You can't. They are part of the body and are welded to the frame. The only way to change the look of them would be to get covers/body kit.


----------



## gravitywell (Jul 29, 2002)

*Re: new beetle running board???? (mini68)*

umm. I dented my "rocker panel" aka, the running board thing, and I have three estimates to have it replaced, one from a VW dealership.


----------



## blksabbath (Jun 28, 2001)

*Re: new beetle running board???? (gravitywell)*

So you have to replace it? Or can the dent be removed?


----------



## kgirlbug2k (Oct 8, 2001)

*Re: new beetle running board???? (blksabbath)*

pimppride on ebay makes chrome old school covers...


----------



## KliftonJK (Dec 11, 2001)

*Re: new beetle running board???? (XXXgti)*

You can change it, but you'll have to cut it out and re-weld the new one in... The new one's can be had from VW for around $70-$80... Then from there it's the labor to do it.. I've had to do mine twice.








By the way, it is metal, not plastic as many people think it is.

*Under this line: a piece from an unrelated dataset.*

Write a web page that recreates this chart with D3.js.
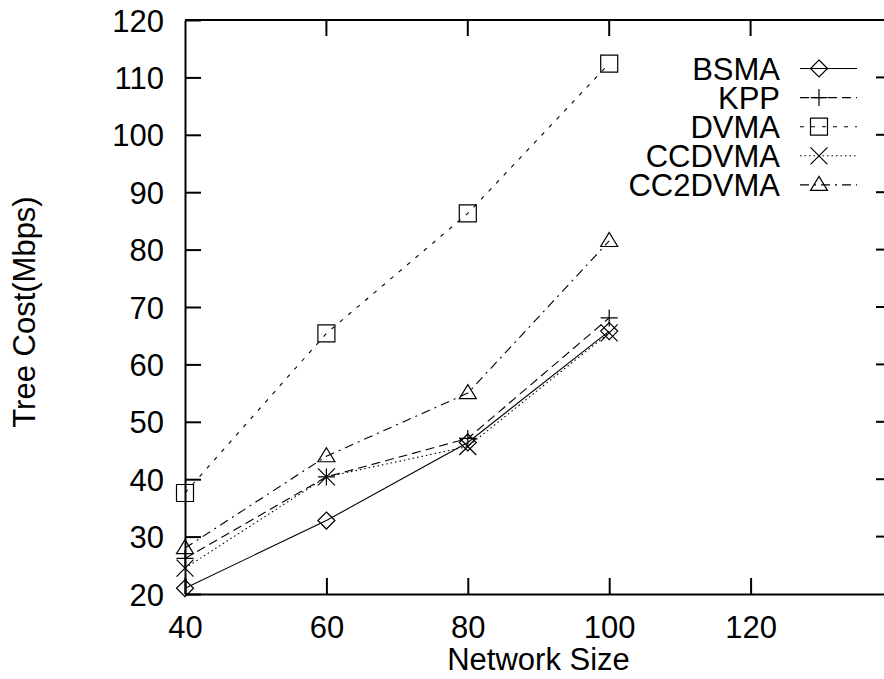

[Modified by KliftonJK, 11:46 PM 10-2-2002]


----------



## arizonaluke2 (Apr 29, 2002)

*Re: new beetle running board???? (gravitywell)*

quote:[HR][/HR]umm. I dented my "rocker panel" aka, the running board thing, and I have three estimates to have it replaced, one from a VW dealership.[HR][/HR]​What were your quotes like? I dented mine and want it fixed.


----------



## Vdublove123 (Aug 2, 2003)

*Re: new beetle running board???? (arizonaluke2)*

any price quotes yet on geting the runningboards fixed


----------